MONUC Presss Review - 21 November 2006

10 Mar 2009

MONUC Presss Review - 21 November 2006

There is no major development announced in today's Kinshasa press.

Le Potentiel writes: "Today, [the Supreme Court] is due to hold its the first hearing regarding presidential runner-up Jean-Pierre Bemba's challenge to the outcomes of the 29 Oct. runoff election." The Supreme Court will formally "gain knowledge of the facts at issue in the complaint," specifies the paper, citing Maître Marie-Thérèse Nlandu Mpolo, one of the lawyers for the Bemba camp.

The Congolese people should regard this as "a state dossier on which the future of the Democratic Republic of the Congo will depend," La Tempête des Tropiques quotes Maître Nlandu Mpolo.
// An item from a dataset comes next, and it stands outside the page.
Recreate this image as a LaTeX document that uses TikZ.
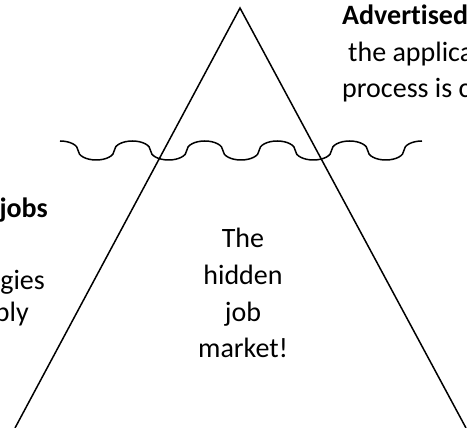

Meanwhile, yesterday, "Pro-Bemba [demonstrators] bearing palm branches and wearing T-shirts printed with [their leader's] image staged a sit-in at the Supreme Court," La Tempête des Tropiques reports. Vociferating and growling, "they were brought under control only when more riot police units were brought in," according to Le Potentiel.

In another development, La Référence Plus reports that the newly elected deputies in a plenary meeting yesterday "continued to examine article by article the text of draft internal rules and regulations for the National Assembly." According to the paper, the Office of the Chamber of Deputies will be "composed in accordance with the Chamber's political configuration."

This Office's composition should rather "reflect the election results and not be based on arrangements among Lower Chamber politicians," says La Référence Plus, quoting Delly Sessanga, a deputy from Bemba's MLC party. Mr Sessanga is quoted further saying "The DRC's emerging democracy needs to assure an adequate place for the opposition."

Pro-Kabila deputies do not share that view. "The time for consultations, negotiations and political arrangements has gone by...," writes L'Observateur, echoing a deputy from President Kabila's Presidential Majority Alliance (AMP). "It is the majority which is to lead and decide which course [the Assembly's activities] should take but with active participation by the minority," AMP deputy Duir Katond is quoted as saying.

Those in the opposition do not concur. Mr Delly Sessanga is quoted in La Référence Plus saying "If the opposition cannot express itself... within... the National Assembly, the only place for us to do so will remain the street."